#### Given information:
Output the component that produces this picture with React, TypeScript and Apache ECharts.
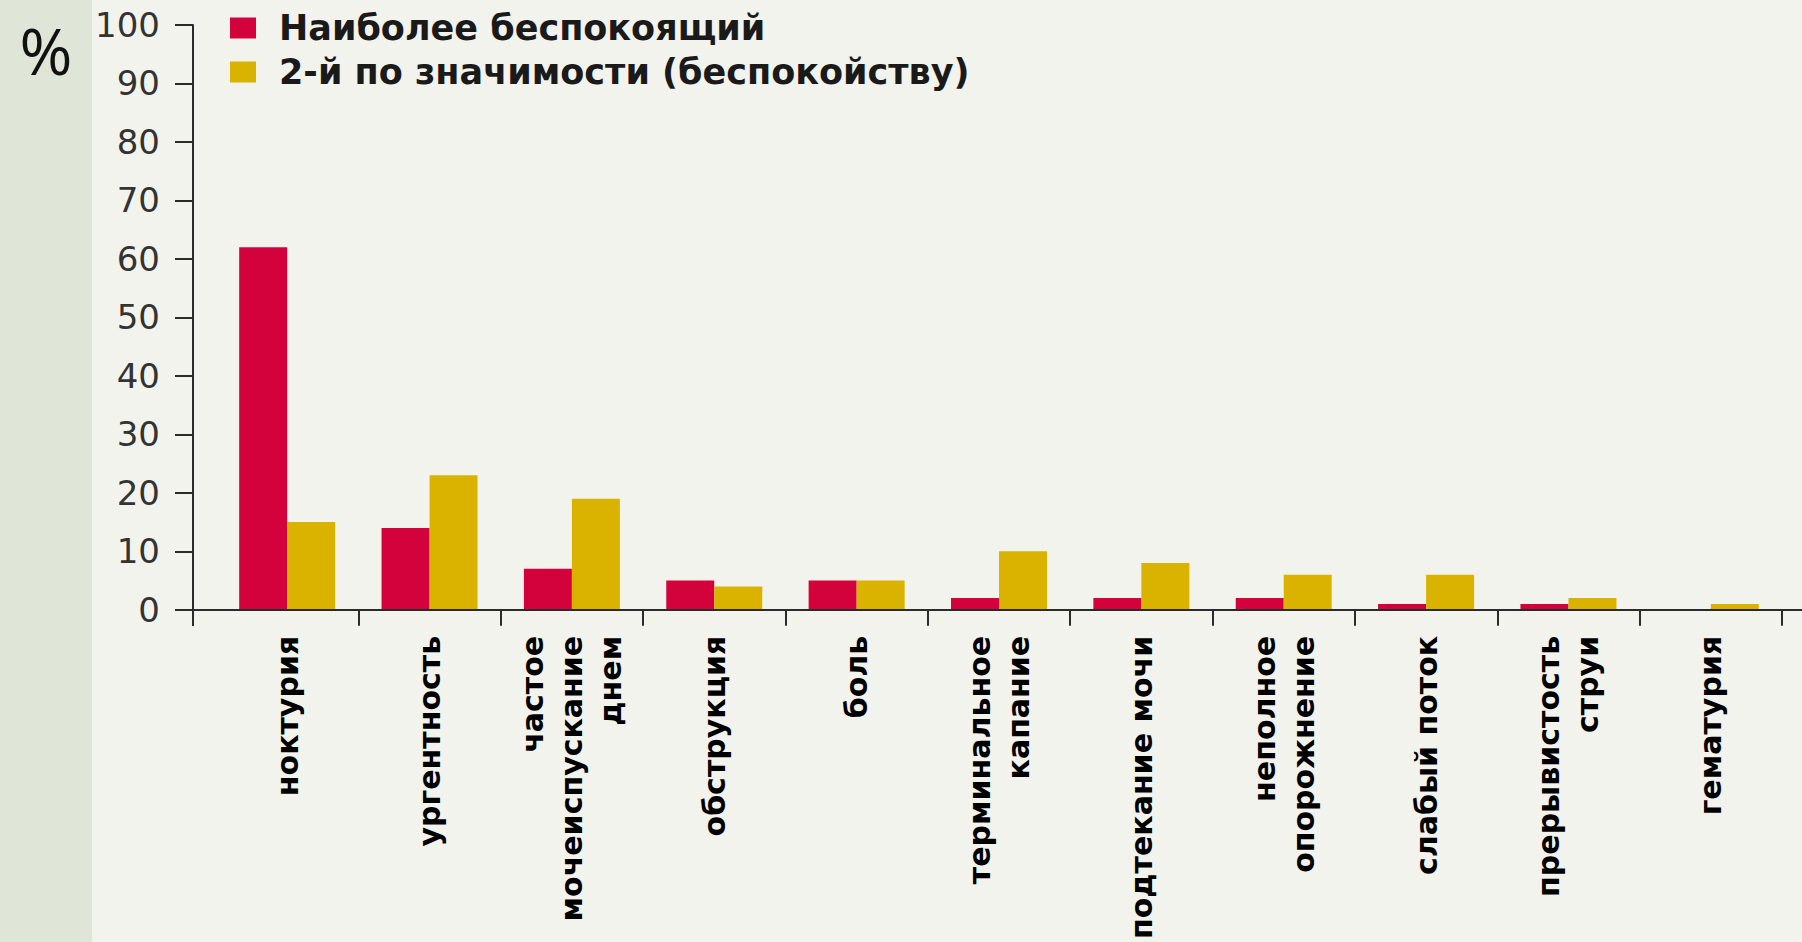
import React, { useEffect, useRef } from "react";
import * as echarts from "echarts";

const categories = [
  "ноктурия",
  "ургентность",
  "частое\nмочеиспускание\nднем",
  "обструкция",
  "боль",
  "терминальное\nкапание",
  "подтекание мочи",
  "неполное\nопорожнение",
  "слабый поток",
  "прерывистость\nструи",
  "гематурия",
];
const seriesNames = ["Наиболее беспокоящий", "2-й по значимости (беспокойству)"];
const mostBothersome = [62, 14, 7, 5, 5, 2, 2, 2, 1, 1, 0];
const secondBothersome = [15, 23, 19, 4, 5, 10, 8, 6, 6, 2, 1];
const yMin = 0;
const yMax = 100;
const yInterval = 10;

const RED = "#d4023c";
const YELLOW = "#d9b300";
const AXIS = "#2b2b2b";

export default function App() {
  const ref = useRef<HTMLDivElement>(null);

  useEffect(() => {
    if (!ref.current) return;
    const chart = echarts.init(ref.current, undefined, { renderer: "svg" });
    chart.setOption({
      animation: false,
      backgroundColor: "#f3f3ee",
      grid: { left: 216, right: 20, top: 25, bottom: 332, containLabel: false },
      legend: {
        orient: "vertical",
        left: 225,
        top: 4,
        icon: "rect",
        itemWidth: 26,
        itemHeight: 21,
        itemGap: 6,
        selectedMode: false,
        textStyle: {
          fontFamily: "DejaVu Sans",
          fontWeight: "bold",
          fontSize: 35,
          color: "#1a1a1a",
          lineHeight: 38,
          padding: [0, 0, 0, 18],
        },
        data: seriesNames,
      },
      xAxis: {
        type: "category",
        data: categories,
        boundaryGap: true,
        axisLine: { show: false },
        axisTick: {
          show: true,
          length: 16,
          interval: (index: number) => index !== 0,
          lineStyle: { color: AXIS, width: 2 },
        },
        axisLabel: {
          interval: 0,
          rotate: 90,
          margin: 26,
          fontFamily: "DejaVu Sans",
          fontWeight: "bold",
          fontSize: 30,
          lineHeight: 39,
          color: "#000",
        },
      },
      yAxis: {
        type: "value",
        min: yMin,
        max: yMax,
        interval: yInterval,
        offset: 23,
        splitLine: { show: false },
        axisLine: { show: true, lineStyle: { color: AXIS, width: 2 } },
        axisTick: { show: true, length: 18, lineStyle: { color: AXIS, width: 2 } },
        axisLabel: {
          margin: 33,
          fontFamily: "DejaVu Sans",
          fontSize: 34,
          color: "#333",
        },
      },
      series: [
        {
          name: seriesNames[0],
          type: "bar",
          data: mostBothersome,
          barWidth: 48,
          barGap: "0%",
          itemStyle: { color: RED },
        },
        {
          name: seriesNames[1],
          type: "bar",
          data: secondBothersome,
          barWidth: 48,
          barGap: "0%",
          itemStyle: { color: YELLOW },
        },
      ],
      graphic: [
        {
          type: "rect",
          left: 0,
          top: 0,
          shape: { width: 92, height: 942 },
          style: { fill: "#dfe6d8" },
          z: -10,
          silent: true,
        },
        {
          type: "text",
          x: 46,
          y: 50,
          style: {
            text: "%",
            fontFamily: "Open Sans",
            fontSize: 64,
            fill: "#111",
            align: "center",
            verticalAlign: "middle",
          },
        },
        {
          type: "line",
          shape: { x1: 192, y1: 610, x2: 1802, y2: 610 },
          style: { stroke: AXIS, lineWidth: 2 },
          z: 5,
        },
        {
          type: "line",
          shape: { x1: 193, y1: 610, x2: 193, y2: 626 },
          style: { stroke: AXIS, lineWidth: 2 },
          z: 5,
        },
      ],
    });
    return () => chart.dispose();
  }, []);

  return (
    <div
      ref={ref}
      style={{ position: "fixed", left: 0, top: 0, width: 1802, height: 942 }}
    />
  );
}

#### Exercise brief:
Repeat the material above verbatim, with no pictures in the output.

#### Task result:
Output the component that produces this picture with React, TypeScript and Apache ECharts.
import React, { useEffect, useRef } from "react";
import * as echarts from "echarts";

const categories = [
  "ноктурия",
  "ургентность",
  "частое\nмочеиспускание\nднем",
  "обструкция",
  "боль",
  "терминальное\nкапание",
  "подтекание мочи",
  "неполное\nопорожнение",
  "слабый поток",
  "прерывистость\nструи",
  "гематурия",
];
const seriesNames = ["Наиболее беспокоящий", "2-й по значимости (беспокойству)"];
const mostBothersome = [62, 14, 7, 5, 5, 2, 2, 2, 1, 1, 0];
const secondBothersome = [15, 23, 19, 4, 5, 10, 8, 6, 6, 2, 1];
const yMin = 0;
const yMax = 100;
const yInterval = 10;

const RED = "#d4023c";
const YELLOW = "#d9b300";
const AXIS = "#2b2b2b";

export default function App() {
  const ref = useRef<HTMLDivElement>(null);

  useEffect(() => {
    if (!ref.current) return;
    const chart = echarts.init(ref.current, undefined, { renderer: "svg" });
    chart.setOption({
      animation: false,
      backgroundColor: "#f3f3ee",
      grid: { left: 216, right: 20, top: 25, bottom: 332, containLabel: false },
      legend: {
        orient: "vertical",
        left: 225,
        top: 4,
        icon: "rect",
        itemWidth: 26,
        itemHeight: 21,
        itemGap: 6,
        selectedMode: false,
        textStyle: {
          fontFamily: "DejaVu Sans",
          fontWeight: "bold",
          fontSize: 35,
          color: "#1a1a1a",
          lineHeight: 38,
          padding: [0, 0, 0, 18],
        },
        data: seriesNames,
      },
      xAxis: {
        type: "category",
        data: categories,
        boundaryGap: true,
        axisLine: { show: false },
        axisTick: {
          show: true,
          length: 16,
          interval: (index: number) => index !== 0,
          lineStyle: { color: AXIS, width: 2 },
        },
        axisLabel: {
          interval: 0,
          rotate: 90,
          margin: 26,
          fontFamily: "DejaVu Sans",
          fontWeight: "bold",
          fontSize: 30,
          lineHeight: 39,
          color: "#000",
        },
      },
      yAxis: {
        type: "value",
        min: yMin,
        max: yMax,
        interval: yInterval,
        offset: 23,
        splitLine: { show: false },
        axisLine: { show: true, lineStyle: { color: AXIS, width: 2 } },
        axisTick: { show: true, length: 18, lineStyle: { color: AXIS, width: 2 } },
        axisLabel: {
          margin: 33,
          fontFamily: "DejaVu Sans",
          fontSize: 34,
          color: "#333",
        },
      },
      series: [
        {
          name: seriesNames[0],
          type: "bar",
          data: mostBothersome,
          barWidth: 48,
          barGap: "0%",
          itemStyle: { color: RED },
        },
        {
          name: seriesNames[1],
          type: "bar",
          data: secondBothersome,
          barWidth: 48,
          barGap: "0%",
          itemStyle: { color: YELLOW },
        },
      ],
      graphic: [
        {
          type: "rect",
          left: 0,
          top: 0,
          shape: { width: 92, height: 942 },
          style: { fill: "#dfe6d8" },
          z: -10,
          silent: true,
        },
        {
          type: "text",
          x: 46,
          y: 50,
          style: {
            text: "%",
            fontFamily: "Open Sans",
            fontSize: 64,
            fill: "#111",
            align: "center",
            verticalAlign: "middle",
          },
        },
        {
          type: "line",
          shape: { x1: 192, y1: 610, x2: 1802, y2: 610 },
          style: { stroke: AXIS, lineWidth: 2 },
          z: 5,
        },
        {
          type: "line",
          shape: { x1: 193, y1: 610, x2: 193, y2: 626 },
          style: { stroke: AXIS, lineWidth: 2 },
          z: 5,
        },
      ],
    });
    return () => chart.dispose();
  }, []);

  return (
    <div
      ref={ref}
      style={{ position: "fixed", left: 0, top: 0, width: 1802, height: 942 }}
    />
  );
}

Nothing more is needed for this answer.